You mentioned about using pinned memory before performing cudaMemcpyAysnc. As I understand using pinned memory optimizes the copying of information from host to device.
I need to create and copy a pinned rgba image the classifier.
Is the below code correct with respect to driveworks APIs???

dwImageCUDA* rgbaImage = nullptr; // A pointer to the dwImageCUDA pointer (pageable)
dwImage_getCUDA(&rgbaImage, m_imageRGBA); //m_imageRGBA is a dwImageHandle having a rgba image (pageable)

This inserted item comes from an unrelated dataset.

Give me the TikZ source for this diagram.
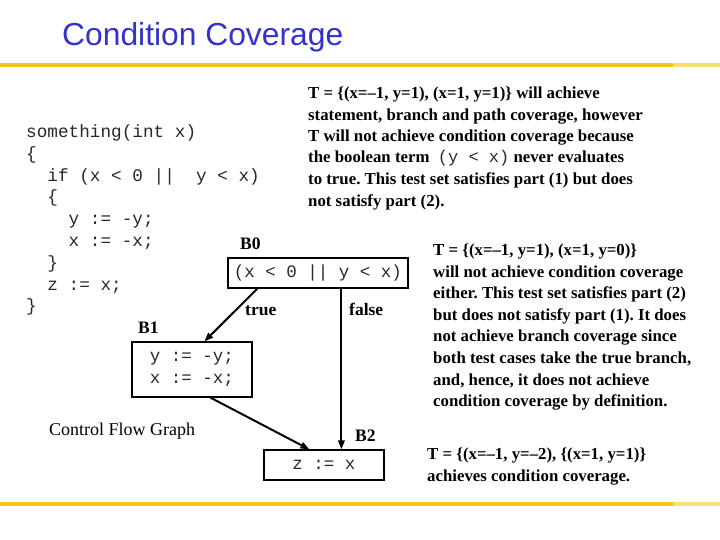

dwImageCUDA* pinned_rgbaImage = nullptr;
   unsigned int bytes = sizeof(*rgbaImage);   // Calculate size of image  
   cudaMallocHost((void**)&pinnedrgbaImage, bytes);// host pinned

   dwImage_getCUDA(&pinnedrgbaImage, m_imageRGBA);  //Image info copied to pinned memory

   CHECK_DW_ERROR(dwDataConditioner_prepareData(m_dnnInputDevice[0], &pinnedrgbaImage, 1, &roi,

                                                        cudaAddressModeClamp, m_dataConditioner[0]));  //Having behavior as cudamemcpy (HtoD)


Below are 2images
image 1) 1 classifier having an inference time of 2ms.

2) 4 classifier running on different streams in parallel having an inference time of 6ms instead of 2ms.
Why are there pauses in between Kernels of each classifiers?

Dear @a.a.menezes,
Could you please attach both nvprof files.

Thanks @SivaRamaKrishnaNV for the reply. I cannot upload nvvp files using the upload option. it accepts only (jpg, jpeg, png, gif, log)


Any update on the above issue

Dear @a.a.menezes,
I could see that compute kernels from different threads are overlapping.

Why there are pauses in between Kernels of each classifiers?

You could see that due to overlap of kernels from different threads, you notice gaps the kernel execution time line of one thread.

I ran two instances of driveNet in parallel and observed the following:
Not all the kernels of the network can run in parallel even though they are on different streams.
The benefit is only for those kernels that can run in parallel.
Does distributing them on 2 different devices help ( Tegra A, Tegra B)?

Dear a.a.menezes,
a GPU can run two CUDA kerenls in parallel if there are enough resources.
Does distributing them on 2 different devices help

Yes. Note that two tegras are like seperate system. You can run two different applications on Two Tegras. If they need any synchronisation and sharing of data, it has to transferred via network

Thanks for the reply. Can you provide any example code on how to run two different applications on two Tegras?

Dear @a.a.menezes,
There is no sample application to make use of both tegras. As I said, they are like separate systems. You need to run your application seperately on each of tegra and need to share data via network.